Certainly, other adventure titles deserve note, such as Grim Fandango and Syberia, TLJ's spiritual successor. Instead, I want to mention two titles that provide doses of something gaming needs a little more of: humor. The first is the original No One Lives Forever, a fantastic first-person shooter that puts the player in the shoes of 60's superspy Cate Archer. It's campy melodrama makes it play like an interactive In Like Flint, equal parts nostalgia and parody, and it was truly the first game that made it worth waiting in the shadows to hear what your enemies were talking about. Hearing your foes discuss the ups and downs of being felons in such mundane fashion is just one of many unique pleasures Monolith's classic has to offer, and both the original and its excellent sequel should be readily available in bargain bins.
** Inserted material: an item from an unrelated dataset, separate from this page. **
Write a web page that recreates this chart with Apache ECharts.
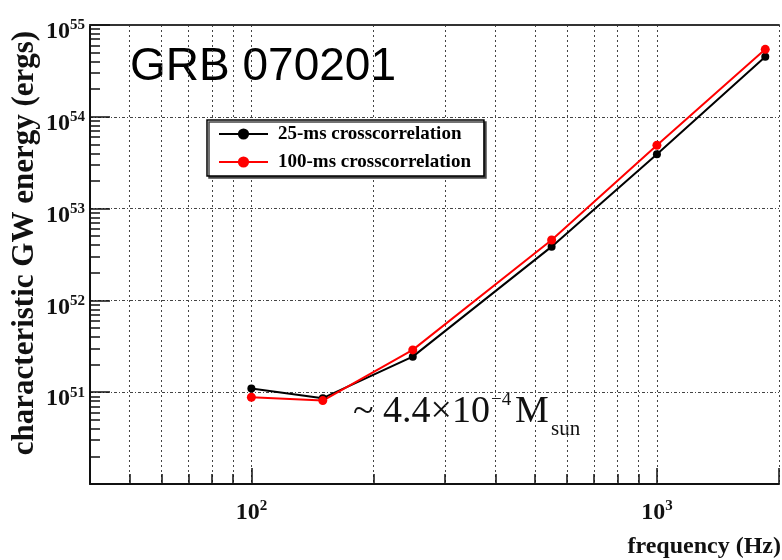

The other title is the one to which I refer in this entry's title: Giants: Citizen Kabuto. British studio Planet Moon served us this delectable dish in 2000, and it's practically three games combined into one. From the sparring Meccaryns ("Open the hatch? OK!"), to the goofy smarties ("I want meat!"), to the butt-flopping Kabuto himself, Giants is a superb game for many reasons, not the least of which is its refreshing dose of knee-slapping puns and bizarre references. While PM's follow-up, Armed & Dangerous, was just as funny, it didn't quite have the same appeal, and got buried underneath its own constant sonic barrage of sirens and bullets.
I could go on and on. Other games that are worth mentioning include Homeworld, Sacrifice, Impossible Creatures, Xenosaga, Planescape: Torment, and many others. Has a game's story affected you as The Longest Journey affected me? I want to hear about it. Until later, please remember that if we ever see a horror movie together, you are not allowed to so much as guffaw.